Deuxième objection, les ménages les plus modestes subiraient plus que d'autres les effets de la hausse. C'est une idée reçue, qui ne résiste guère à l'analyse. Tout d'abord, les taux réduits, sur lesquels pourrait se concentrer une bonne partie de la hausse, portent surtout sur des services et des biens dont les gros consommateurs sont les ménages plus favorisés.

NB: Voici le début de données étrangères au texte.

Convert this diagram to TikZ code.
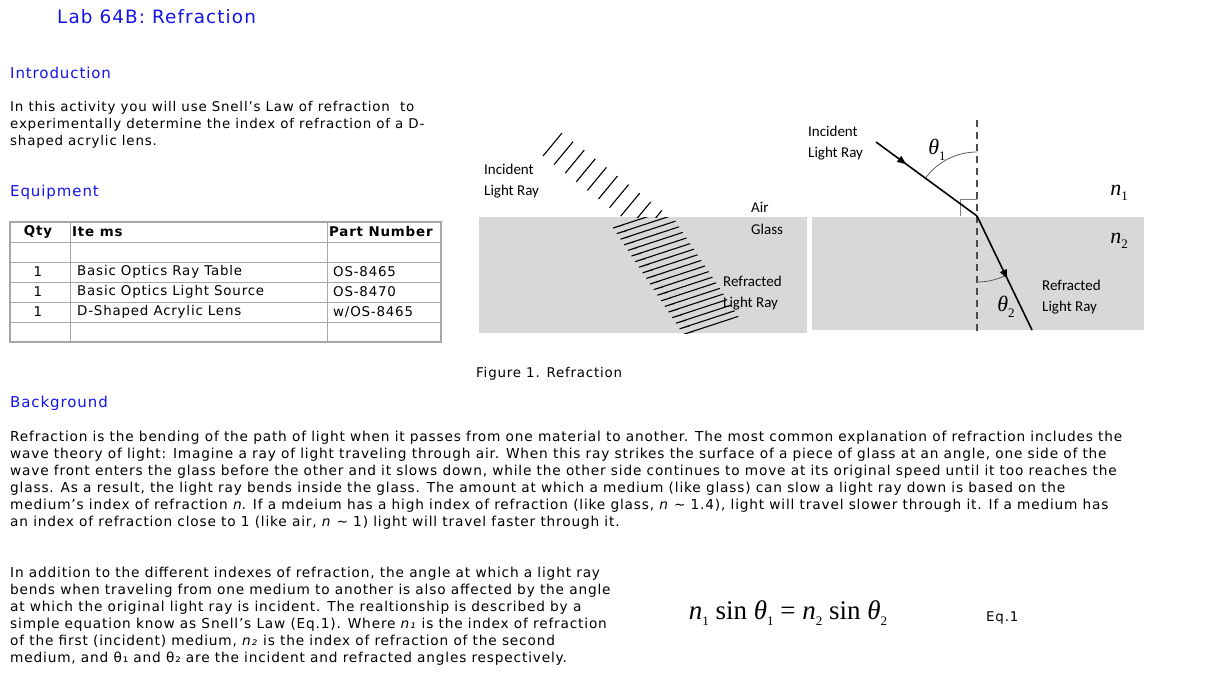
\documentclass[tikz,border=0pt]{standalone}
\usepackage{fontspec}
\setmainfont[LetterSpace=6]{DejaVu Sans}
\newfontfamily\calfont{Carlito}
\newfontfamily\tms{Liberation Serif}
\usetikzlibrary{decorations.markings,arrows.meta}
\definecolor{hd}{RGB}{20,20,235}
\definecolor{gl}{RGB}{216,216,216}
\newcommand{\eqsub}[1]{\raisebox{-0.25em}{\upshape\fontsize{13}{13}\selectfont #1}}
\begin{document}
\begin{tikzpicture}[x=1pt,y=-1pt,
  body/.style={anchor=west,inner sep=0pt,font=\fontsize{13.7}{17}\selectfont,align=left},
  head/.style={anchor=west,inner sep=0pt,text=hd,font=\fontsize{15}{18}\selectfont},
  lab/.style={anchor=west,inner sep=0pt,font=\calfont\fontsize{15}{21}\selectfont,align=left},
  tb/.style={draw=gray!70,line width=1.2pt},
  cell/.style={anchor=west,inner sep=0pt,font=\fontsize{13.4}{14}\selectfont},
  gk/.style={font=\tms\itshape\fontsize{22}{22}\selectfont,inner sep=0pt},
  ray/.style={line width=1.6pt,postaction={decorate},decoration={markings,mark=at position 0.3 with {\arrow{Triangle[length=9pt,width=7pt]}}}},
  ray2/.style={line width=1.6pt,postaction={decorate},decoration={markings,mark=at position 0.55 with {\arrow{Triangle[length=9pt,width=7pt]}}}}]
\useasboundingbox (0,0) rectangle (1227,683);
\node[head,font=\fontsize{18.4}{20}\selectfont] (title) at (57,17) {Lab 64B: Refraction};
\node[head] (intro) at (10,73) {Introduction};
\node[body,font=\fontsize{13.4}{17}\selectfont] (introtxt) at (10,125) {In this activity you will use Snell’s Law of refraction\ \ to\\experimentally determine the index of refraction of a D-\\shaped acrylic lens.};
\node[head] (equip) at (10,192) {Equipment};
% table
\draw[tb] (10,222) rectangle (441,342);
\foreach \y in {242,262,282,302,322} \draw[gray!70,line width=0.9pt] (10,\y) -- (441,\y);
\foreach \x in {70,327} \draw[gray!70,line width=0.9pt] (\x,222) -- (\x,342);
\node[cell,font=\bfseries\fontsize{13.4}{14}\selectfont,anchor=center] (q) at (38,232) {Qty};
\node[cell,font=\bfseries\fontsize{13.4}{14}\selectfont] (it) at (72,232) {Ite ms};
\node[cell,font=\bfseries\fontsize{13.4}{14}\selectfont] (pn) at (329,232) {Part Number};
\node[cell,anchor=center] (q1) at (38,272) {1};
\node[cell,anchor=center] (q2) at (38,292) {1};
\node[cell,anchor=center] (q3) at (38,312) {1};
\node[cell] (i1) at (77,272) {Basic Optics Ray Table};
\node[cell] (i2) at (77,292) {Basic Optics Light Source};
\node[cell] (i3) at (77,312) {D-Shaped Acrylic Lens};
\node[cell] (p1) at (333,272) {OS-8465};
\node[cell] (p2) at (333,292) {OS-8470};
\node[cell] (p3) at (333,312) {w/OS-8465};
% left figure
\fill[gl] (479,217) rectangle (807,333);
\begin{scope}
\clip (470,100) rectangle (807,217);
\foreach \i in {0,...,9} \draw[line width=1.1pt] ({562+11.1*\i},{133+8.6*\i}) -- ++(-19,23);
\end{scope}
\begin{scope}
\clip (479,217) rectangle (807,333);
\foreach \i in {0,...,19} \draw[line width=1.1pt] ({623+3.7*\i},{225+5.6*\i}) -- ++(-10,3) -- ++(55,-18);
\end{scope}
\node[lab] (inc1) at (484,181) {Incident\\Light Ray};
\node[lab] (air) at (751,207) {Air};
\node[lab] (glass) at (751,229) {Glass};
\node[lab] (ref1) at (723,293) {Refracted\\Light Ray};
% right figure
\fill[gl] (812,217) rectangle (1144,330);
\coordinate (O) at (977,216);
\coordinate (top) at (977,120);
\coordinate (bot) at (977,332);
\coordinate (A) at (876,142);
\coordinate (B) at (1032,330);
\draw[gray!60!black,line width=1.3pt,dash pattern=on 7pt off 5pt] (top) -- (bot);
\draw[gray,line width=0.8pt] (960,216) -- (960,199) -- (977,199);
\draw[gray!60!black,line width=0.7pt] ([shift={(O)}]216.2:64) arc[start angle=216.2,end angle=270,radius=64];
\draw[gray!60!black,line width=0.7pt] ([shift={(O)}]90:66) arc[start angle=90,end angle=64.2,radius=66];
\draw[ray] (A) -- (O);
\draw[ray2] (O) -- (B);
\node[lab] (inc2) at (808,143) {Incident\\Light Ray};
\node[lab] (ref2) at (1042,297) {Refracted\\Light Ray};
\node[gk] (t1) at (937,150) {θ\eqsub{1}};
\node[gk] (t2) at (1006,307) {θ\eqsub{2}};
\node[gk] (n1) at (1119,193) {n\eqsub{1}};
\node[gk] (n2) at (1119,241) {n\eqsub{2}};
\node[body,font=\fontsize{13.4}{17}\selectfont] (cap) at (476,374) {Figure 1. Refraction};
\node[head] (bg) at (10,403) {Background};
\node[body] (bgtxt) at (10,480) {Refraction is the bending of the path of light when it passes from one material to another. The most common explanation of refraction includes the\\wave theory of light: Imagine a ray of light traveling through air. When this ray strikes the surface of a piece of glass at an angle, one side of the\\wave front enters the glass before the other and it slows down, while the other side continues to move at its original speed until it too reaches the\\glass. As a result, the light ray bends inside the glass. The amount at which a medium (like glass) can slow a light ray down is based on the\\medium's index of refraction \textit{n}. If a mdeium has a high index of refraction (like glass, \textit{n} \textasciitilde\ 1.4), light will travel slower through it. If a medium has\\an index of refraction close to 1 (like air, \textit{n} \textasciitilde\ 1) light will travel faster through it.};
\node[body] (snell) at (10,616) {In addition to the different indexes of refraction, the angle at which a light ray\\bends when traveling from one medium to another is also affected by the angle\\at which the original light ray is incident. The realtionship is described by a\\simple equation know as Snell's Law (Eq.1). Where \textit{n₁} is the index of refraction\\of the first (incident) medium, \textit{n₂} is the index of refraction of the second\\medium, and θ₁ and θ₂ are the incident and refracted angles respectively.};
\node[inner sep=0pt,font=\tms\fontsize{27}{27}\selectfont] (eq) at (788,613) {\textit{n}\eqsub{1} sin \textit{θ}\eqsub{1} = \textit{n}\eqsub{2} sin \textit{θ}\eqsub{2}};
\node[body,font=\fontsize{13.4}{17}\selectfont] (eqn) at (986,618) {Eq.1};
\end{tikzpicture}
\end{document}
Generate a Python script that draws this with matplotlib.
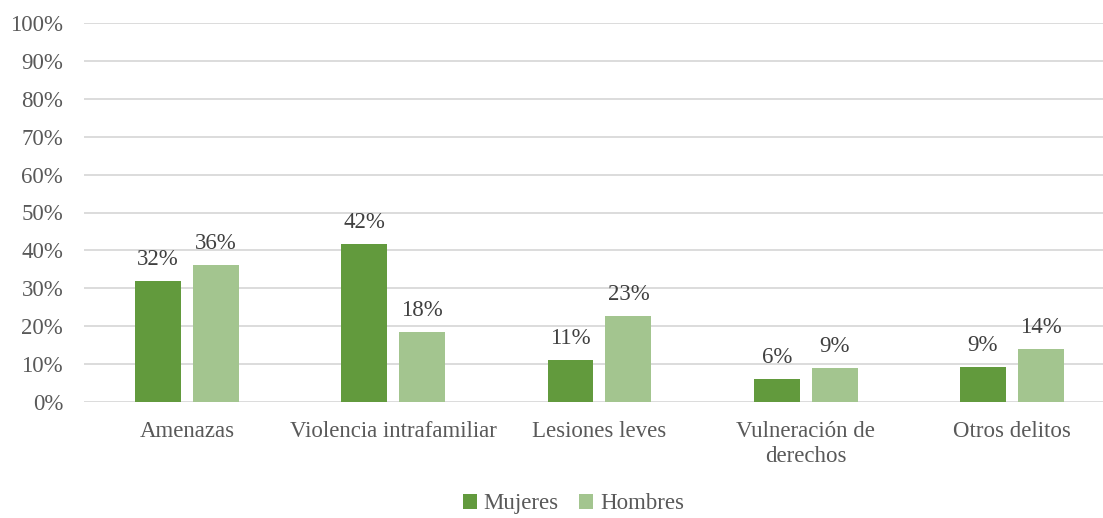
import numpy as np
import matplotlib.pyplot as plt
from matplotlib.ticker import PercentFormatter

categories = ["Amenazas", "Violencia intrafamiliar", "Lesiones leves",
              "Vulneración de\nderechos", "Otros delitos"]
mujeres = [32.0, 41.7, 11.1, 6.1, 9.2]
hombres = [36.2, 18.5, 22.6, 8.9, 14.0]

dark = "#629A3D"
light = "#A3C58F"
txt = "#595959"

plt.rcParams["font.family"] = ["Liberation Serif", "DejaVu Serif"]

fig = plt.figure(figsize=(11.03, 5.18), dpi=100)
ax = fig.add_axes([84 / 1103, 116 / 518, 1019 / 1103, 379 / 518])

x = np.arange(len(categories))
w = 0.223
off = 0.1406
b1 = ax.bar(x - off, mujeres, w, color=dark, label="Mujeres", zorder=3)
b2 = ax.bar(x + off, hombres, w, color=light, label="Hombres", zorder=3)

for bars, vals in ((b1, mujeres), (b2, hombres)):
    for b, v in zip(bars, vals):
        ax.annotate(f"{v:.0f}%", (b.get_x() + b.get_width() / 2, v),
                    xytext=(0, 8), textcoords="offset points",
                    ha="center", va="bottom", fontsize=16.5, color="#404040")

ax.set_ylim(0, 100)
ax.set_yticks(np.arange(0, 101, 10))
ax.yaxis.set_major_formatter(PercentFormatter(decimals=0))
ax.set_xlim(-0.5, 4.5 - 12 / 206.25)
ax.set_xticks(x)
ax.set_xticklabels(categories, linespacing=1.25)
ax.tick_params(axis="both", length=0, labelsize=16.5, colors=txt)
ax.tick_params(axis="x", pad=14)
ax.tick_params(axis="y", pad=15)
ax.grid(axis="y", color="#D9D9D9", linewidth=1.3, zorder=0)
for s in ax.spines.values():
    s.set_visible(False)

fig.legend(loc="lower center", bbox_to_anchor=(0.52, -0.033), ncol=2,
           frameon=False, fontsize=16.5, labelcolor=txt, handlelength=0.6,
           handleheight=0.6, handletextpad=0.3, columnspacing=0.9)

fig.savefig("out.png", dpi=100)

Par ailleurs, de nombreux travaux montrent qu'une hausse de TVA n'impacte que partiellement les prix des biens de consommation : c'est ce qu'on appelle le « passing through », dont les effets s'ajouteraient aux effets déflationnistes de la baisse des prélèvements obligatoires des entreprises.

La France a une occasion historique de rejoindre les 'pays phénix'.

Enfin, les plus pauvres sont les premières victimes du sous-emploi et d'un chômage de masse qui dépasse de loin le chiffre officiel de 8,3 % au début 2020. Ils seront aussi, en emploi et en conditions d'emploi (salaire, opportunités, fin du temps partiel contraint qui relève de l'exploitation), les premiers bénéficiaires d'une politique de l'offre. Conclusion : montons nos taux de TVA et baissons les impôts et charges qui grèvent nos prix de revient. La France a une occasion historique de rejoindre les « pays phénix ». Ne la manquons pas.